Todos soñamos con cosas buenas y todos hemos de sembrar en nosotros y en nuestro mundo buenas semillas que fructifique en frutos hermosos de un mundo mejor
2Samuel
7,4-17; Sal 88; Marcos 4,1-20
Todos soñamos con cosas buenas. Tenemos metas en la
vida más o menos grandes, anhelamos conseguir cosas, los ideales nos mueven
desde dentro, nos hacemos promesas de hacer siempre lo mejor. Pero bien sabemos
que muchas veces no lo conseguimos; se nos quedan en el sueño de un momento mas
o menos de fervor o entusiasmo, vienen los cansancios, somos inconstantes en el
mantener la luchas por ir consiguiendo esos objetivos, nos rendimos ante las
dificultades que vamos encontrando, o nos dejamos arrastrar por la rutina, por
lo que hacen los demás para no llevar la contraria al ambiente. Solo los
esforzados, los que no solo tienen claras las ideas o las cosas que quieren
conseguir sino que han cultivado una fuerza interior serán capaces de alcanzar
esas metas o ver realizados sus sueños al menos en gran parte, porque siempre
desean más y lo mejor.
Esto podría ser una forma de hacer una lectura o de
traducir a esa lucha nuestra de cada día la parábola que Jesús nos propone hoy
en el evangelio. Nos habla del sembrador, de una semilla, de un terreno más o
menos favorable y de unos frutos que al final solo consiguen los que han sabido
preparar una tierra buena y hacer un buen cultivo de aquella semilla en ellos
plantada.
Es una clara referencia a la Palabra de Dios y al Reino
de Dios que Jesús quiere plantar en nosotros y que hemos de saber cultivar. Con
sus dificultades, con sus fracasos, con sus abandonos, o con el buen cultivo en
nuestra vida de esos valores del Reino de Dios. La imagen la tenemos en Jesús,
el buen sembrador que sale por los caminos y los pueblos, que anda en medio de
las gentes siempre sembrando la semilla de la Palabra de Dios, de la Buena
Noticia del Reino de Dios. No en todos fructificó, no todos lo acogieron de la
misma manera, muchos incluso lo rechazaron, solo aquellos que fueron capaces de
ser fieles, fieles en su fe y fieles en la gracia que el Señor en ellos iba
derramando permanecieron hasta el final.
Nos miramos a nosotros y miramos a la Iglesia. No solo
somos esa tierra en la que el Señor siempre esa buena semilla, sino que además
nosotros también hemos de ser sembradores,
la Iglesia es sembradora en medio del mundo de esa semilla del Reino.

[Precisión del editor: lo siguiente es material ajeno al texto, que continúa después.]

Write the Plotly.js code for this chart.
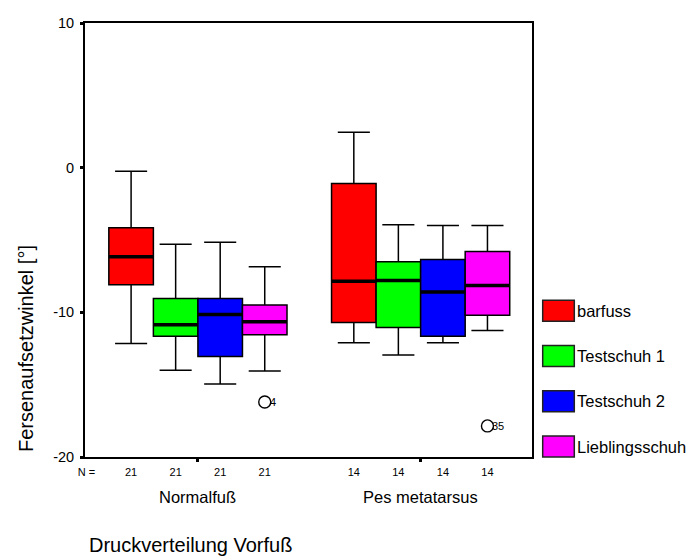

Lo
malo sería que no fuéramos buenos sembradores, que no pusiéramos todo el
entusiasmo y todo el esfuerzo por hacer esa siembra; lo malo seria que en el
sembrador ya hubiera también esa dureza del corazón porque no lo habría
empapado de la misericordia y del amor divino; nos puede pasar a nosotros y le
puede pasar también a la misma Iglesia. Que hubiera otras cosas que nos
distraen o que nos atraen, que brillara demasiado en nosotros la vanidad de las
apariencias o de las cosas ostentosas y no fuéramos lo suficiente humildes para
presentarnos con sencillez y con amor en el corazón. Muchas piedras podremos
encontrar en el camino, muchos zarzales que nos enreden o muchos perfumes que
nos engañen. Como sembradores hemos de ser los primeros en ser tierra buena y
cultivada, nosotros y la Iglesia.
Hace referencia a lo que es nuestra vida de cada día
con sus sueños y con sus metas, como decíamos al principio. Serán nuestros
trabajos y responsabilidades, será nuestra familia, será ese circulo donde
convivimos, será ese mundo con el que tenemos que sentirnos comprometidos para
hacerlo mejor poniendo nuestro grano de arena, sembrando nuestra buena semilla.
Que nada nos aparte de nuestras metas, que nada nos engañe ni nos distraiga,
que no nos pueda el cansancio ni la
rutina, que haya en nosotros perseverancia y esfuerzo, que haya en nosotros
apertura a la gracia del Señor para dejarnos motivar y conducir. Podremos llegar
a dar fruto hasta del ciento por uno, como nos dice la parábola.